Differences are observed between the parameter values of the bistable and tristable CS-MA and DP-MA switches

Achieving higher multistability

To further demonstrate the flexibility of our framework we investigated a system capable of higher stabilities. Multistability is found in some differentiating pathways, such as the myeloid differentiation pathway [61, 62]. We allow for these more complex dynamics by extending the LU-DP model by adding another gene, making it a three gene switch. This new system is depicted in Fig. 6 a. In StabilityFinder we look for six steady states, the output being in nodes X and Y and use the priors shown in the Additional file 1. We successfully find that the system is capable of six steady states, as shown in Fig. 6 c. Consistent with the LU-DP switch capable of 2, 3 and 4 steady states, we find that the steady states are symmetric (Fig. 6 c).

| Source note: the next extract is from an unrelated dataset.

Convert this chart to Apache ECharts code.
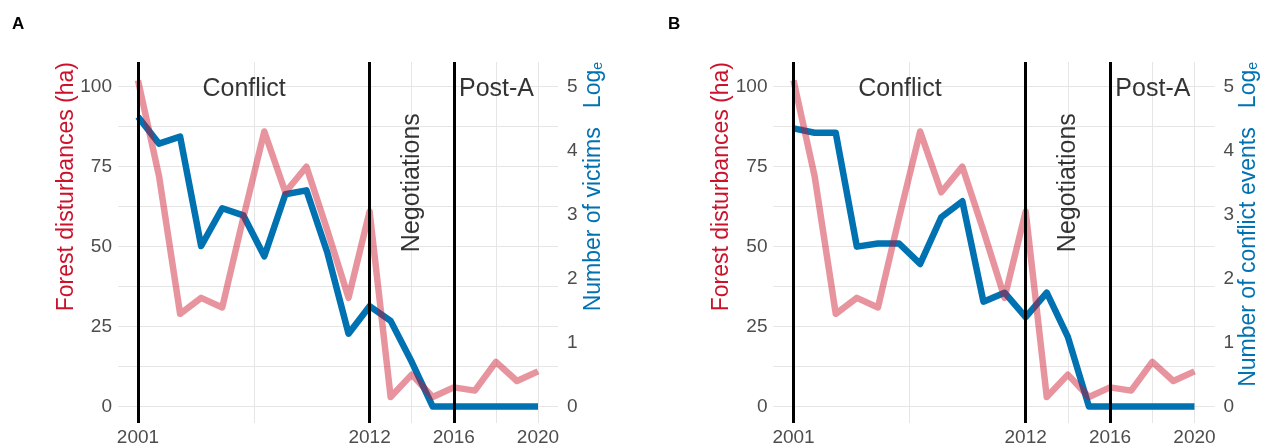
<!DOCTYPE html>
<html>
<head>
<meta charset="utf-8">
<script src="https://cdn.jsdelivr.net/npm/echarts@6/dist/echarts.min.js"></script>
<style>
html,body{margin:0;padding:0;background:#fff;}
#chart{width:1263px;height:447px;}
</style>
</head>
<body>
<div id="chart"></div>
<script>
// ---- data ----
const years = [2001,2002,2003,2004,2005,2006,2007,2008,2009,2010,2011,2012,2013,2014,2015,2016,2017,2018,2019,2020];
const forestDisturbance = [102,72,29,34,31,59,86,67,75,55,34,61,3,10,3,6,5,14,8,11];
const victimsLog = [4.53,4.11,4.22,2.51,3.10,2.99,2.35,3.32,3.38,2.40,1.14,1.57,1.34,0.70,0,0,0,0,0,0];
const eventsLog = [4.35,4.28,4.28,2.50,2.55,2.55,2.23,2.96,3.21,1.64,1.78,1.40,1.78,1.09,0,0,0,0,0,0];
const xTickLabels = [2001,2012,2016,2020];
const xMinorGrid = [2006.5,2014,2018];
const phaseBreaks = [2001,2012,2016];
const leftTicks = [0,25,50,75,100];
const leftMinorGrid = [12.5,37.5,62.5,87.5];
const rightTicks = [0,1,2,3,4,5];
const phaseNames = ['Conflict','Negotiations','Post-A'];
const phaseAnchorX = [2006.04,2014.0,2018.03];
const phaseAnchorY = [99.3,70,99.3];
const panelLetters = ['A','B'];
const rightTitles = ['Number of victims','Number of conflict events'];
const leftTitle = 'Forest disturbances (ha)';

// ---- layout/style ----
const FONT = 'Liberation Sans, Arial, Helvetica, sans-serif';
const RED = '#CC112A';
const PINK = 'rgba(204,17,42,0.45)';
const BLUE = '#0072B2';
const GREY_TXT = '#4D4D4D';
const GRID_COL = '#E6E6E6';
const panels = [
  {left:118, width:440, letterX:12, leftTitleX:67, rightTitleX:594, conflict:victimsLog},
  {left:773.5, width:441, letterX:668, leftTitleX:722, rightTitleX:1249, conflict:eventsLog}
];
const TOP = 62, HEIGHT = 363;
const YMIN = -5.13, YMAX = 107.73, RATIO = 20;

const grids = [], xAxes = [], yAxes = [], series = [], graphics = [];

panels.forEach((p, i) => {
  grids.push({left:p.left, top:TOP, width:p.width, height:HEIGHT, containLabel:false});
  xAxes.push({
    type:'value', gridIndex:i, min:2000.05, max:2020.95,
    axisLine:{show:false}, axisTick:{show:false}, splitLine:{show:false},
    axisLabel:{fontSize:19, color:GREY_TXT, fontFamily:FONT, margin:5,
      customValues:xTickLabels, formatter: v => String(Math.round(v))}
  });
  yAxes.push({
    type:'value', gridIndex:i, position:'left', min:YMIN, max:YMAX,
    axisLine:{show:false}, axisTick:{show:false}, splitLine:{show:false},
    axisLabel:{fontSize:19, color:GREY_TXT, fontFamily:FONT, margin:6, padding:[4,0,0,0],
      customValues:leftTicks, formatter: v => String(Math.round(v))}
  });
  yAxes.push({
    type:'value', gridIndex:i, position:'right', min:YMIN/RATIO, max:YMAX/RATIO,
    axisLine:{show:false}, axisTick:{show:false}, splitLine:{show:false},
    axisLabel:{fontSize:19, color:GREY_TXT, fontFamily:FONT, margin:9, padding:[4,0,0,0],
      customValues:rightTicks, formatter: v => String(Math.round(v))}
  });
  const forestData = years.map((y, k) => [y, forestDisturbance[k]]);
  const conflictData = years.map((y, k) => [y, p.conflict[k]]);
  const gridLines = []
    .concat(leftTicks.concat(leftMinorGrid).map(v => ({yAxis:v})))
    .concat(xTickLabels.concat(xMinorGrid).map(v => ({xAxis:v})));
  // grid lines helper
  series.push({
    type:'line', xAxisIndex:i, yAxisIndex:2*i, data:forestData, symbol:'none', silent:true, z:1,
    lineStyle:{opacity:0},
    markLine:{silent:true, z:1, symbol:['none','none'], animation:false, label:{show:false},
      lineStyle:{color:GRID_COL, width:1, type:'solid'}, data:gridLines}
  });
  // conflict series (log)
  series.push({
    type:'line', xAxisIndex:i, yAxisIndex:2*i+1, data:conflictData, symbol:'none', z:3,
    lineStyle:{color:BLUE, width:6.5, join:'round', cap:'butt'}, itemStyle:{color:BLUE}
  });
  // forest disturbances
  series.push({
    type:'line', xAxisIndex:i, yAxisIndex:2*i, data:forestData, symbol:'none', z:4,
    lineStyle:{color:PINK, width:6.5, join:'round', cap:'butt'}, itemStyle:{color:PINK}
  });
  // phase break lines
  series.push({
    type:'line', xAxisIndex:i, yAxisIndex:2*i, data:forestData, symbol:'none', silent:true, z:5,
    lineStyle:{opacity:0},
    markLine:{silent:true, z:10, symbol:['none','none'], animation:false, label:{show:false},
      lineStyle:{color:'#000', width:3, type:'solid'}, data:phaseBreaks.map(v => ({xAxis:v}))}
  });
  // phase labels
  series.push({
    type:'scatter', xAxisIndex:i, yAxisIndex:2*i, symbolSize:0, silent:true, z:11,
    data: phaseNames.map((n, k) => ({
      name:n, value:[phaseAnchorX[k], phaseAnchorY[k]],
      label:{rotate: n === 'Negotiations' ? 90 : 0}
    })),
    label:{show:true, position:'inside', formatter: d => d.name, fontSize:25, color:'#000',
      fontFamily:FONT, textBorderWidth:0, textBorderColor:'transparent', textShadowBlur:0}
  });
  // texts
  graphics.push({type:'text', x:p.letterX, y:24, style:{text:panelLetters[i], font:'bold 17px ' + FONT, fill:'#000', verticalAlign:'middle', align:'left'}});
  graphics.push({type:'text', x:p.leftTitleX, y:TOP, rotation:Math.PI/2,
    style:{text:leftTitle, font:'23px ' + FONT, fill:RED, align:'right', verticalAlign:'middle'}});
  graphics.push({type:'text', x:p.rightTitleX, y:TOP, rotation:Math.PI/2,
    style:{text:'{a|' + rightTitles[i] + '}{a|   }{a|Log}{s|e}', font:'23px ' + FONT, fill:BLUE, align:'right', verticalAlign:'middle',
      rich:{a:{fontSize:23, fontFamily:FONT, fill:BLUE}, s:{fontSize:14, fontFamily:FONT, fill:BLUE, verticalAlign:'bottom'}}}});
});

const chart = echarts.init(document.getElementById('chart'), null, {renderer:'canvas'});
chart.setOption({
  animation:false,
  backgroundColor:'#fff',
  grid:grids, xAxis:xAxes, yAxis:yAxes, series:series, graphic:graphics
});
</script>
</body>
</html>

Each of the six steady states exists in symmetry with another one, in tightly constrained regions. We find that the most constrained parameters for this behaviour are again the degradation rate of the proteins, k _x . If they are too large or too small the system will not exhibit hexastability. Additionally we find that the Hill coefficients for the repressors, n _xy , are constrained to be smaller than 1.5 as seen in Fig. 6 d. This example demonstrates that Stability Finder can be used to elucidate the dynamics of more complex network architectures, which will be key to the successful design and construction of novel gene networks as synthetic biology advances.